Although the veteran civil right leader's home base is Chicago, he's no stranger to Portland. In his endorsement of Smith, Jackson referred to working with the former two-term Multnomah County commissioner after Officer Ron Frashour of the Portland police fatally shot Aaron Campbell, an unarmed black man, in 2010.
"I've spent a lot of time working with Loretta for change," Jackson added. "From the tragic death of Aaron Campbell to the deadly MAX train attack in 2017, she's sought to keep violence from becoming Portland's brand. And I've watched as she's fought tough battles to not only demand justice for people like George Floyd, but to also demand that Portland's elected leadership create a different, improved reality for communities of color who have long been locked out of opportunity and progress."

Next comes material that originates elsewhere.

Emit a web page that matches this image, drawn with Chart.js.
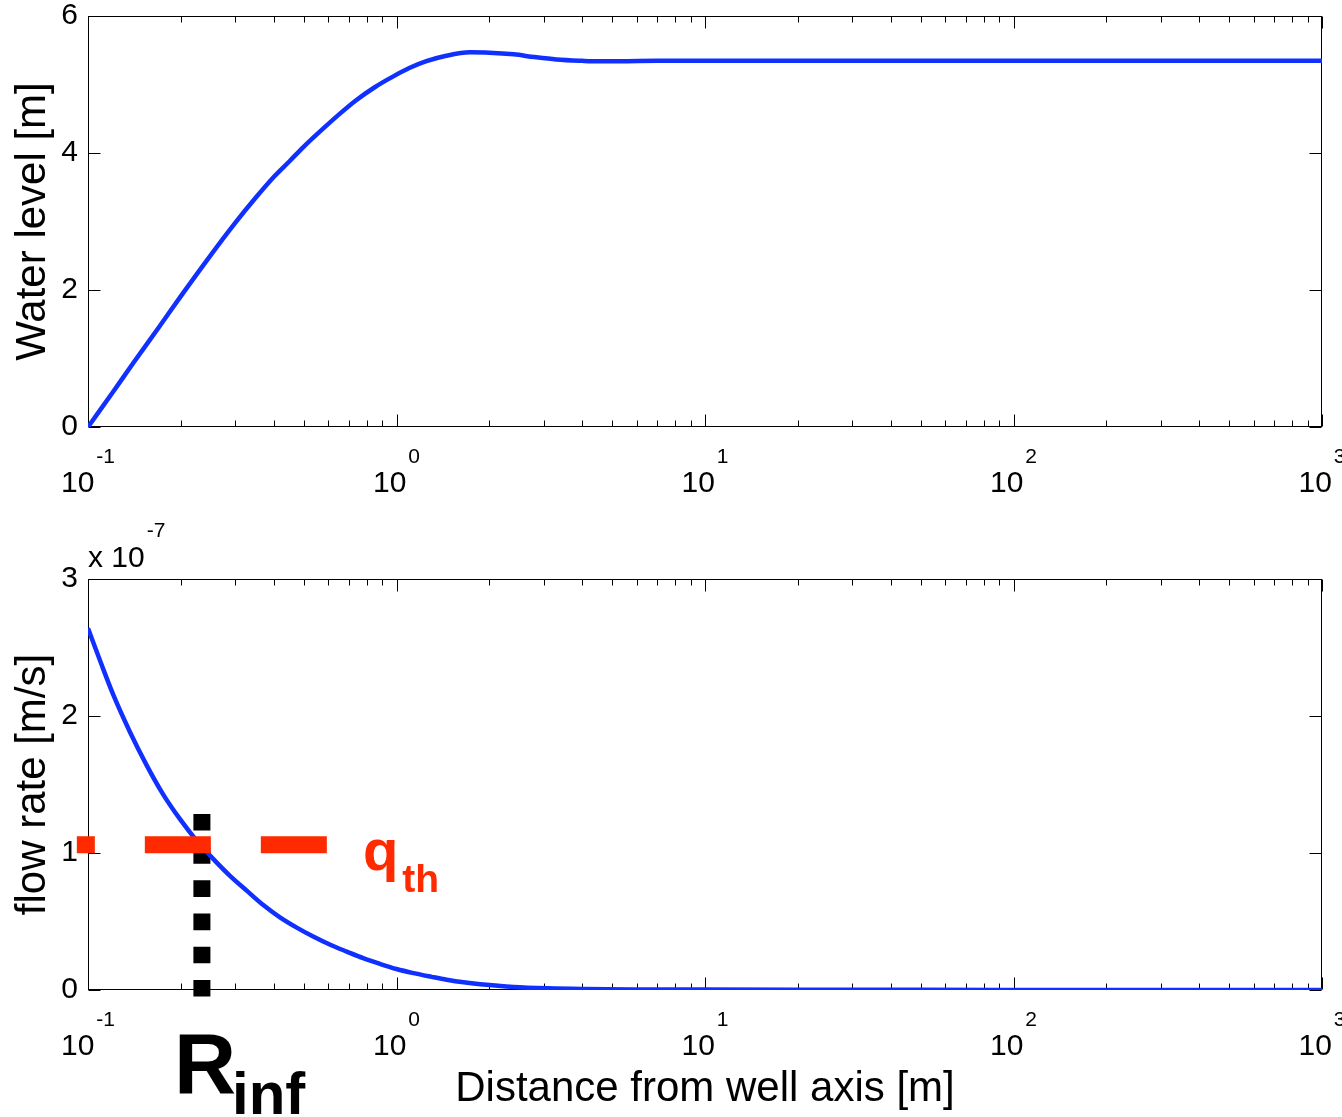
<!DOCTYPE html>
<html>
<head>
<meta charset="utf-8">
<script src="https://cdn.jsdelivr.net/npm/chart.js@4"></script>
<style>
  html, body { margin: 0; padding: 0; background: #fff; }
  #wrap { position: relative; width: 1342px; height: 1117px; }
  canvas { position: absolute; left: 0; top: 0; }
</style>
</head>
<body>
<div id="wrap">
  <canvas id="levelChart" width="1342" height="1117"></canvas>
  <canvas id="flowChart" width="1342" height="1117"></canvas>
</div>
<script>
// distance from well axis [m] and water level [m]
const levelDist = [0.1, 0.12, 0.14, 0.17, 0.2, 0.25, 0.3, 0.35, 0.4, 0.45, 0.5, 0.57, 0.65, 0.74, 0.85, 0.96, 1.1, 1.25, 1.45, 1.73, 2.0, 2.4, 2.8, 3.3, 4.0, 4.5, 5.5, 7, 10, 30, 100, 300, 1000];
const waterLevel = [0, 0.50, 0.93, 1.46, 1.91, 2.51, 2.98, 3.35, 3.65, 3.88, 4.09, 4.33, 4.56, 4.77, 4.96, 5.10, 5.24, 5.34, 5.42, 5.47, 5.465, 5.44, 5.40, 5.365, 5.345, 5.338, 5.34, 5.345, 5.345, 5.345, 5.345, 5.345, 5.345];

// flow rate, in units of 1e-7 m/s
const flowDist = [0.1, 0.11, 0.121, 0.137, 0.155, 0.175, 0.199, 0.225, 0.255, 0.288, 0.327, 0.37, 0.419, 0.475, 0.537, 0.61, 0.69, 0.78, 0.885, 1.0, 1.135, 1.3, 1.455, 1.65, 1.87, 2.4, 3.1, 4, 6, 10, 20, 50, 100, 1000];
const flowRate = [2.64, 2.39, 2.15, 1.88, 1.64, 1.43, 1.245, 1.09, 0.955, 0.835, 0.725, 0.62, 0.53, 0.455, 0.39, 0.33, 0.28, 0.232, 0.19, 0.153, 0.123, 0.096, 0.075, 0.056, 0.042, 0.022, 0.012, 0.007, 0.004, 0.003, 0.002, 0.001, 0.0005, 0];

const xTickExps = [-1, 0, 1, 2, 3];
const levelTicks = [0, 2, 4, 6];
const flowTicks = [0, 1, 2, 3];

// threshold line and influence radius
const qTh = 1.06;
const qLineX = [0.092, 0.595];
const rInf = 0.234;
const rLineY = [1.285, -0.05];

const BLUE = "#1030ff";
const RED = "#ff2a00";
const FONT = '"Liberation Sans", Arial, Helvetica, sans-serif';

Chart.defaults.font.family = FONT;
Chart.defaults.color = "#000";

// MATLAB style box with inward ticks and 10^n labels
const framePlugin = {
  id: "frame",
  beforeDatasetsDraw(chart) {
    const {ctx, chartArea: a, scales: {x, y}} = chart;
    const L = Math.round(a.left) + 0.5, R = Math.round(a.right) - 0.5;
    const T = Math.round(a.top) + 0.5, B = Math.round(a.bottom) - 0.5;
    ctx.save();
    ctx.strokeStyle = "#000";
    ctx.lineWidth = 1;
    ctx.strokeRect(L, T, R - L, B - T);
    ctx.beginPath();
    xTickExps.forEach((e, i) => {
      const px = Math.round(x.getPixelForValue(Math.pow(10, e))) + 0.5;
      ctx.moveTo(px, B); ctx.lineTo(px, B - 12);
      ctx.moveTo(px, T); ctx.lineTo(px, T + 12);
      if (i < xTickExps.length - 1) {
        for (let k = 2; k <= 9; k++) {
          const mx = Math.round(x.getPixelForValue(k * Math.pow(10, e))) + 0.5;
          ctx.moveTo(mx, B); ctx.lineTo(mx, B - 6);
          ctx.moveTo(mx, T); ctx.lineTo(mx, T + 6);
        }
      }
    });
    y.ticks.forEach(t => {
      const py = Math.round(y.getPixelForValue(t.value)) + 0.5;
      ctx.moveTo(L, py); ctx.lineTo(L + 12, py);
      ctx.moveTo(R, py); ctx.lineTo(R - 12, py);
    });
    ctx.stroke();
    ctx.restore();
  },
  afterDraw(chart) {
    const {ctx, chartArea: a, scales: {x}} = chart;
    ctx.save();
    ctx.fillStyle = "#000";
    ctx.textBaseline = "alphabetic";
    ctx.textAlign = "left";
    xTickExps.forEach(e => {
      const px = x.getPixelForValue(Math.pow(10, e));
      ctx.font = "30px " + FONT;
      const w1 = ctx.measureText("10").width;
      ctx.font = "21px " + FONT;
      const ex = e < 0 ? "-" + Math.abs(e) : String(e);
      const w2 = ctx.measureText(ex).width;
      const left = px - (w1 + 2 + w2) / 2;
      ctx.font = "30px " + FONT;
      ctx.fillText("10", left, a.bottom + 65);
      ctx.font = "21px " + FONT;
      ctx.fillText(ex, left + w1 + 2, a.bottom + 36);
    });
    ctx.restore();
  }
};

const notePlugin = {
  id: "notes",
  afterDraw(chart) {
    const {ctx, chartArea: a, scales: {x, y}} = chart;
    ctx.save();
    ctx.textAlign = "left";
    ctx.textBaseline = "alphabetic";
    // x 10^-7
    ctx.fillStyle = "#000";
    ctx.font = "30px " + FONT;
    ctx.fillText("x 10", a.left, a.top - 12);
    const w = ctx.measureText("x 10").width;
    ctx.font = "21px " + FONT;
    ctx.fillText("-7", a.left + w + 2, a.top - 42);
    // q_th
    ctx.fillStyle = RED;
    const qx = x.getPixelForValue(qLineX[1]) + 36;
    const qy = y.getPixelForValue(qTh) + 25;
    ctx.font = "bold 58px " + FONT;
    ctx.fillText("q", qx, qy);
    const qw = ctx.measureText("q").width;
    ctx.font = "bold 39px " + FONT;
    ctx.fillText("th", qx + qw + 4, qy + 22);
    // R_inf
    ctx.fillStyle = "#000";
    const rx = x.getPixelForValue(rInf) - 28;
    const ry = y.getPixelForValue(0) + 103;
    ctx.font = "bold 86px " + FONT;
    ctx.fillText("R", rx, ry);
    const rw = ctx.measureText("R").width;
    ctx.font = "bold 60px " + FONT;
    ctx.fillText("inf", rx + rw - 4, ry + 21);
    ctx.restore();
  }
};

function xAxis(height, title) {
  return {
    type: "logarithmic",
    min: 0.1,
    max: 1000,
    ticks: { display: false },
    grid: { display: false, drawTicks: false },
    border: { display: false },
    title: title
      ? { display: true, text: title, color: "#000", font: { size: 42 }, padding: { top: 0, bottom: 2 } }
      : { display: false },
    afterFit: s => { s.height = height; s.paddingLeft = 0; s.paddingRight = 0; }
  };
}

function yAxis(max, tickVals, title) {
  return {
    min: 0,
    max: max,
    afterBuildTicks: s => { s.ticks = tickVals.map(v => ({ value: v })); },
    ticks: { font: { size: 30 }, color: "#000", padding: 10 },
    grid: { display: false, drawTicks: false },
    border: { display: false },
    title: { display: true, text: title, color: "#000", font: { size: 42 }, padding: { top: 8, bottom: 0 } },
    afterFit: s => { s.width = 88; s.paddingTop = 0; s.paddingBottom = 0; }
  };
}

const common = {
  responsive: false,
  animation: false,
  devicePixelRatio: 1,
  plugins: { legend: { display: false }, tooltip: { enabled: false } }
};

new Chart(document.getElementById("levelChart"), {
  type: "line",
  data: {
    datasets: [{
      data: levelDist.map((d, i) => ({ x: d, y: waterLevel[i] })),
      borderColor: BLUE,
      borderWidth: 4.5,
      pointRadius: 0,
      cubicInterpolationMode: "monotone"
    }]
  },
  options: Object.assign({}, common, {
    layout: { padding: { top: 16, right: 20, left: 0, bottom: 0 } },
    scales: { x: xAxis(1117 - 427), y: yAxis(6, levelTicks, "Water level [m]") }
  }),
  plugins: [framePlugin]
});

new Chart(document.getElementById("flowChart"), {
  type: "line",
  data: {
    datasets: [
      {
        data: qLineX.map(d => ({ x: d, y: qTh })),
        borderColor: RED,
        borderWidth: 17,
        borderDash: [66, 50],
        borderDashOffset: 48,
        borderCapStyle: "butt",
        pointRadius: 0,
        clip: false,
        order: 0
      },
      {
        data: flowDist.map((d, i) => ({ x: d, y: flowRate[i] })),
        borderColor: BLUE,
        borderWidth: 4.5,
        pointRadius: 0,
        cubicInterpolationMode: "monotone",
        order: 1
      },
      {
        data: rLineY.map(v => ({ x: rInf, y: v })),
        borderColor: "#000",
        borderWidth: 17,
        borderDash: [16.6, 16.6],
        borderCapStyle: "butt",
        pointRadius: 0,
        clip: false,
        order: 2
      }
    ]
  },
  options: Object.assign({}, common, {
    layout: { padding: { top: 579, right: 20, left: 0, bottom: 0 } },
    scales: { x: xAxis(1117 - 990, "Distance from well axis [m]"), y: yAxis(3, flowTicks, "flow rate [m/s]") }
  }),
  plugins: [framePlugin, notePlugin]
});
</script>
</body>
</html>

Campbell's shooting touched off a firestorm in Portland. In a press conference here in 2010, Jackson called Campbell's killing "an execution."
Then-Portland Police Chief Mike Reese fired Frashour, but he was later reinstated by an arbitrator, who ruled he'd acted within Portland Police Bureau directives. Then-Mayor Sam Adams refused to reinstate Frashour despite the arbitrator's decision, appealing the case until 2015, when the Oregon Court of Appeals ordered the officer reinstated.
Smith, who faces Dan Ryan, former executive director of the educational non-profit All Hands Raised, in the Aug. 11 special election to replace Fish, celebrated Jackson's endorsement of her.
"I am beyond excited and deeply honored to have the support of one of the greatest civil rights leaders in history for my bid for Portland City Council," Smith said in a statement. "We have a lot of work to get done, and I know the people of Portland will be well served by having Rev. Jackson, who fought alongside Dr. Martin Luther King Jr. at the table with us to figure things out. I've dedicated my entire life to public service, and I can't fully express what it means to be supported in this way. While we're fighting for a better Portland for all, Rev. Jackson will be right there fighting alongside us."